Last week, Venezuela formally assumed the presidency of the world’s fourth largest trading bloc following Uruguay’s conclusion of its six-month term on July 29.

Under MERCOSUR’s internal statutes, the presidency is to be rotated in alphabetical order among the five member-states every six months. 

Venezuela’s presidency has, however, been rejected by Brazil, Paraguay, and Argentina, who have cited Caracas’ delay in complying with several provisions of the Asuncion Treaty.

Venezuela was accepted as a full member of the regional body in 2012, and has until August 12 of this year to adopt a tariff requirement as well as a human rights standard.

In an informal meeting held last Thursday in Uruguay, the foreign ministers of Brazil, Paraguay, and Argentina debated strategies to deny Venezuela’s leadership of the bloc, ranging from appointing an interim “informal council of ambassadors” to handing the presidency directly to Buenos Aires.

The Brazilian Senate, for its part, blasted the proposals advanced by the interim Temer government and its allies in Buenos Aires and Asuncion as a violation of MERCOSUR’s charter.

“The allegation that Venezuela cannot assume the presidency of the bloc because it has not fulfilled all of MERCOSUR’s norms outlined in the Entry Protocol is entirely unprecedented,” the legislature declared.

Ecuadorian President Rafael Correa also weighed in on the heightening political standoff, criticizing the motion to deny Venezuela the presidency. 

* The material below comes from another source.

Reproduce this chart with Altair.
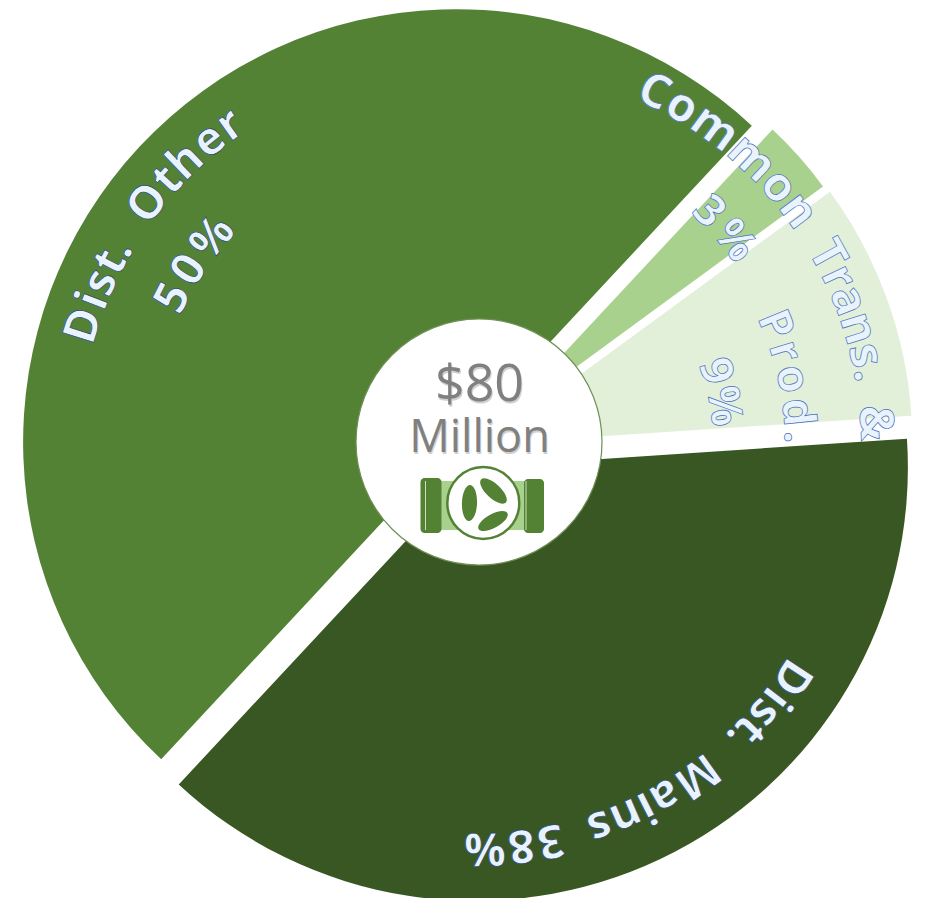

“The rules of the game are clear, and the pro tempore presidency of MERCOSUR, without a doubt, is Venezuela’s, and any complaint Brazil might have about [Venezuela] not fulfilling the requirements, etc. has to be discussed within the bloc, but not by denying [Venezuela] the presidency,” he said during a televised interview on Sunday.

Uruguay’s center-left Broad Front government has likewise backed Venezuela’s claim to the MERCOSUR presidency, urging observance of the body’s norms.

Montevideo has previously torpedoed efforts led by the right-wing Horacio Cartes government in Paraguay to apply MERCOSUR’s democratic charter against Venezuela in order to expel the country from the bloc. 

MERCOSUR’s democratic charter has only ever been invoked in 2012 against Paraguay following what was widely decried as a parliamentary coup against then President Fernando Lugo.

Over the last six months, the regional trading bloc has moved decisively to the right in the wake of the inauguration of the newly elected Macri administration in Argentina as well as the impeachment of Brazilian President Dilma Rousseff in what has been internationally condemned as a coup.